Our on-the-margins ethnicities aren’t correctly categorized or recognized. Our Americanness is questioned and threatened. Our place in the conversation about race, and the conversation about where we go from here, has never been fully cemented. And yet, we’re hardcore flag-making American patriots.
So what do we do?
What I Want from You Already
You’ve heard me talk about some of the stuff I’ve done with social justice comedy and maybe those anecdotes have given you some ideas. But here is some more on that front.
Work to Change Your Own Community
If you’re a white guy, let’s say, you might know a bunch of other white guys. Work to change them. There are those who say, “Be a good ally.
” For some the word ally is fraught, because it implies that we were on an equal footing in the first place, or it implies that we’re all in some sort of war. But as a phrase, “person who supports the anti-bigotry cause” has failed to capture the public’s linguistic imagination, so let’s just say, “Be a good ally.” This doesn’t mean that you have to go into other communities and tell them what works. Let them, you know, be their own bosses. This isn’t Dangerous Minds.

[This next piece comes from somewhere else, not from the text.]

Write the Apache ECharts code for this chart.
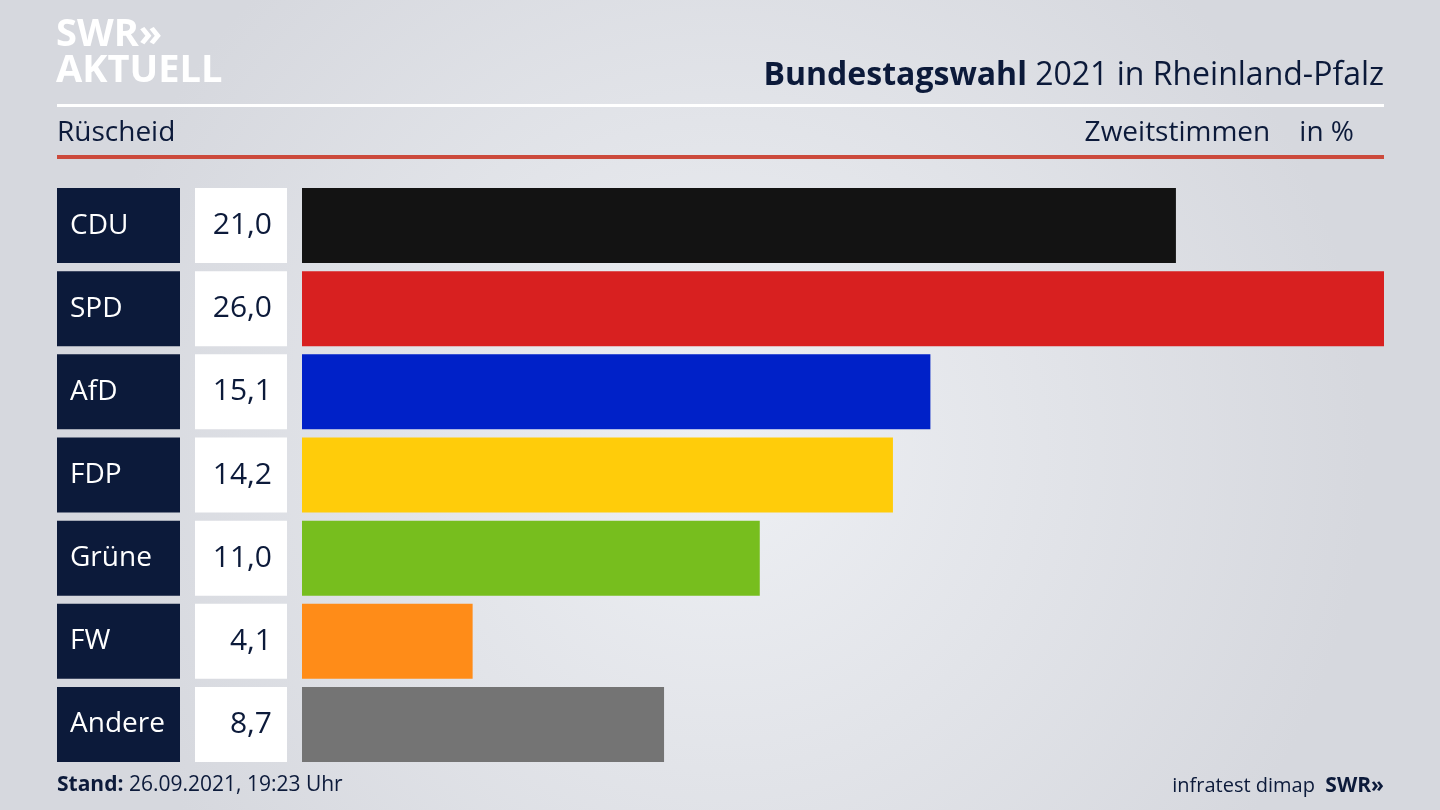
<!DOCTYPE html>
<html><head><meta charset="utf-8">
<script src="https://cdn.jsdelivr.net/npm/echarts@6/dist/echarts.min.js"></script>
<style>html,body{margin:0;padding:0;}#c{width:1440px;height:810px;}</style>
</head><body><div id="c"></div>
<script>
const parties = ['CDU','SPD','AfD','FDP','Grüne','FW','Andere'];
const values = [21.0, 26.0, 15.1, 14.2, 11.0, 4.1, 8.7];
const colors = ['#131313','#d82020','#0021c8','#ffcc0a','#77be1e','#ff8c18','#747474'];
const F = 'Open Sans';
const chart = echarts.init(document.getElementById('c'));
const gTop = 184, gBottom = 44;
function catAxis(i){return {type:'category',gridIndex:i,data:parties,inverse:true,show:false};}
function valAxis(i,max){return {type:'value',gridIndex:i,min:0,max:max,show:false};}
chart.setOption({
  backgroundColor:{type:'radial',x:0.5,y:0.55,r:0.8,colorStops:[{offset:0,color:'#eef0f4'},{offset:1,color:'#d6d8de'}]},
  grid:[
    {left:302,right:56,top:gTop,bottom:gBottom},
    {left:57,width:123,top:gTop,bottom:gBottom},
    {left:195,width:92,top:gTop,bottom:gBottom}
  ],
  xAxis:[valAxis(0,26),valAxis(1,1),valAxis(2,1)],
  yAxis:[catAxis(0),catAxis(1),catAxis(2)],
  series:[
    {type:'bar',xAxisIndex:0,yAxisIndex:0,barWidth:75,silent:true,
     data:values.map((v,i)=>({value:v,itemStyle:{color:colors[i]}}))},
    {type:'bar',xAxisIndex:1,yAxisIndex:1,barWidth:75,silent:true,
     itemStyle:{color:'#0c1a3a'},
     data:parties.map(()=>1),
     label:{show:true,position:'insideLeft',offset:[8,0],color:'#fff',fontFamily:F,fontSize:28,formatter:p=>parties[p.dataIndex]}},
    {type:'bar',xAxisIndex:2,yAxisIndex:2,barWidth:75,silent:true,
     itemStyle:{color:'#ffffff'},
     data:values.map(()=>1),
     label:{show:true,position:'insideRight',offset:[-10,0],color:'#0c1a3a',fontFamily:F,fontSize:30,formatter:p=>values[p.dataIndex].toFixed(1).replace('.',',')}}
  ],
  graphic:[
    {type:'text',left:56,top:16,style:{text:'SWR»',fill:'#fff',font:'bold 38px '+F}},
    {type:'text',left:56,top:52,style:{text:'AKTUELL',fill:'#fff',font:'bold 38px '+F}},
    {type:'text',right:56,top:60,style:{text:'{b|Bundestagswahl} 2021 in Rheinland-Pfalz',fill:'#0c1a3a',font:'32px '+F,rich:{b:{fontWeight:'bold',fontSize:32,fontFamily:F,fill:'#0c1a3a'}}}},
    {type:'rect',shape:{x:57,y:104,width:1327,height:3},style:{fill:'#ffffff'}},
    {type:'text',left:57,top:119,style:{text:'Rüscheid',fill:'#0c1a3a',font:'28px '+F}},
    {type:'text',right:86,top:119,style:{text:'Zweitstimmen    in %',fill:'#0c1a3a',font:'28px '+F}},
    {type:'rect',shape:{x:57,y:155,width:1327,height:4},style:{fill:'#cc4a3c'}},
    {type:'text',left:57,top:775,style:{text:'{b|Stand:} 26.09.2021, 19:23 Uhr',fill:'#0c1a3a',font:'21px '+F,rich:{b:{fontWeight:'bold',fontSize:21,fontFamily:F,fill:'#0c1a3a'}}}},
    {type:'text',right:56,top:776,style:{text:'infratest dimap  {b|SWR»}',fill:'#0c1a3a',font:'20px '+F,rich:{b:{fontWeight:'bold',fontSize:21,fontFamily:F,fill:'#0c1a3a'}}}}
  ]
});
</script></body></html>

We don’t need a “Michelle Pfeiffer knows best” approach; we just need allies who can work on their own front.
Change That Census
While you’re changing your own community, you might run into a guy who can change the census. The census currently has five categories: white, black/African-American, American-Indian/Alaska Native, Asian, Native Hawaiian/other Pacific Islander. That leaves a lot of groups in the lurch. Did you know that the U.S. Census counts people from the Middle East and North Africa as white people?1 That means a Sudanese-American would have to check white. That’s bananas. And Latinos? They’re listed as “Hispanic” under the ethnic origin section but often don’t know what to put under the race section. Like would a Mexican-American put “white” under race? How are they supposed to respond?
As a result a lot of us respond as “some other race.” In fact, in 2010, “some other race” was the third largest racial group after “white” and “black.”2 But how much information does that convey? It’s white, black, and an amorphous group of indescribable people? How can we build policies or have a basic understanding of our country with that?
We have five categories, but why not have 105 categories? Is there any rule that says that more than five categories in the census is gauche? Do we not want to embarrass ourselves in front of other, skinnier census forms? Make a longer census form—who cares! Let us figure out who actually lives in this country, how they identify, and what they need! Gah!